Numerical Investigation of Indoor Environmental Conditions in an Office

Abstract

The purpose of this work is to present a study of the indoor environmental conditions of an office which is fully occupied and naturally ventilated by window and door opening. In order to investigate the mechanisms controlling the indoor environmental conditions, as well as the processes acting indoors, the CFD model PHOENICS and the numerical mass balance Multi-chamber Indoor Air Quality model (MIAQ) were applied. Model inputs were based on input data obtained from extensive experimental measurements that took place in the office. The indoor airflow, temperature and inert gaseous pollutant fields, as well as indoor air quality with respect to particulate pollution, were investigated under different occupancy conditions.

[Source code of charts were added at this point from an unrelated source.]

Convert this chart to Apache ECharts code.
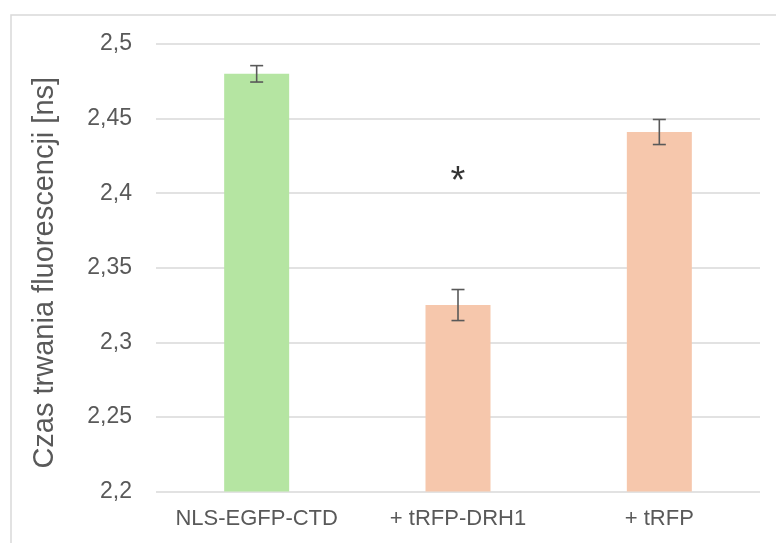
<!DOCTYPE html>
<html>
<head>
<meta charset="utf-8">
<script src="https://cdn.jsdelivr.net/npm/echarts@6/dist/echarts.min.js"></script>
<style>html,body{margin:0;padding:0;background:#fff;}#c{width:776px;height:543px;}</style>
</head>
<body>
<div id="c"></div>
<script>
const categories = ['NLS-EGFP-CTD', '+ tRFP-DRH1', '+ tRFP'];
const values = [2.48, 2.325, 2.441];
const errors = [0.0055, 0.0104, 0.0084];
const barColors = ['#B5E5A2', '#F6C7AC', '#F6C7AC'];
const yAxisTitle = 'Czas trwania fluorescencji [ns]';
const significance = [[1, 2.407, '*']];

const FONT = 'Liberation Sans';
const chart = echarts.init(document.getElementById('c'), null, {renderer: 'canvas'});
const fmt = v => String(Math.round(v * 1000) / 1000).replace('.', ',');

chart.setOption({
  animation: false,
  backgroundColor: '#fff',
  graphic: [{
    type: 'rect', shape: {x: 11, y: 15, width: 800, height: 600},
    style: {fill: 'none', stroke: '#D9D9D9', lineWidth: 1.5}, silent: true
  }],
  grid: {left: 156, right: 16, top: 44, bottom: 51.5, containLabel: false},
  xAxis: {
    type: 'category', data: categories,
    axisLine: {show: false}, axisTick: {show: false},
    axisLabel: {color: '#595959', fontSize: 22, fontFamily: FONT, margin: 16, interval: 0}
  },
  yAxis: {
    type: 'value', min: 2.2, max: 2.5, interval: 0.05,
    name: yAxisTitle, nameLocation: 'middle', nameGap: 97, nameRotate: 90,
    nameTextStyle: {color: '#595959', fontSize: 29, fontFamily: FONT, padding: [0, 10, 0, 0]},
    axisLine: {show: false}, axisTick: {show: false},
    axisLabel: {color: '#595959', fontSize: 23, fontFamily: FONT, margin: 24, formatter: fmt},
    splitLine: {lineStyle: {color: '#D9D9D9', width: 1.5}}
  },
  series: [
    {
      type: 'bar', barWidth: 65,
      data: values.map((v, i) => ({value: v, itemStyle: {color: barColors[i]}}))
    },
    {
      type: 'custom',
      data: values.map((v, i) => [i, v - errors[i], v + errors[i]]),
      renderItem: function (params, api) {
        const lo = api.coord([api.value(0), api.value(1)]);
        const hi = api.coord([api.value(0), api.value(2)]);
        const w = 6.5;
        const st = {stroke: '#595959', lineWidth: 1.6};
        return {type: 'group', children: [
          {type: 'line', shape: {x1: lo[0], y1: lo[1], x2: hi[0], y2: hi[1]}, style: st},
          {type: 'line', shape: {x1: lo[0] - w, y1: lo[1], x2: lo[0] + w, y2: lo[1]}, style: st},
          {type: 'line', shape: {x1: hi[0] - w, y1: hi[1], x2: hi[0] + w, y2: hi[1]}, style: st}
        ]};
      },
      z: 5
    },
    {
      type: 'scatter', symbolSize: 0,
      data: significance.map(s => [s[0], s[1]]),
      label: {
        show: true, position: 'inside', formatter: (p) => significance[p.dataIndex][2],
        color: '#000', fontSize: 38, fontFamily: FONT
      },
      z: 6
    }
  ]
});
</script>
</body>
</html>
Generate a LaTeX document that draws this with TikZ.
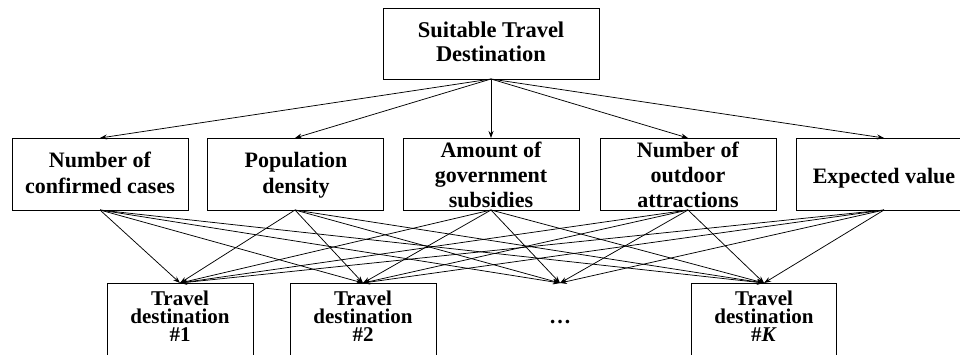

Comparison of computed versus experimental results revealed that both numerical models performed in a satisfactory manner. Results revealed that the flow field is characterized by very low velocities with areas of uniform flow and isolated vortices depending on the presence of objects. The presence of people did not affect the patterns established. Pollutant and heat dispersal was found to be dominated by the general flow field, leading to areas of higher temperature and pollution. The MIAQ model indicated that deposition is an important mechanism in such micro-environments, which considerably affects indoor pollutant concentrations. Under the ventilation conditions examined, indoor air quality in relation to carbon dioxide concentration was found to be satisfactory. Exposure to particulates during the period of occupancy was below the 24 hour exposure limit derived from current European Standards.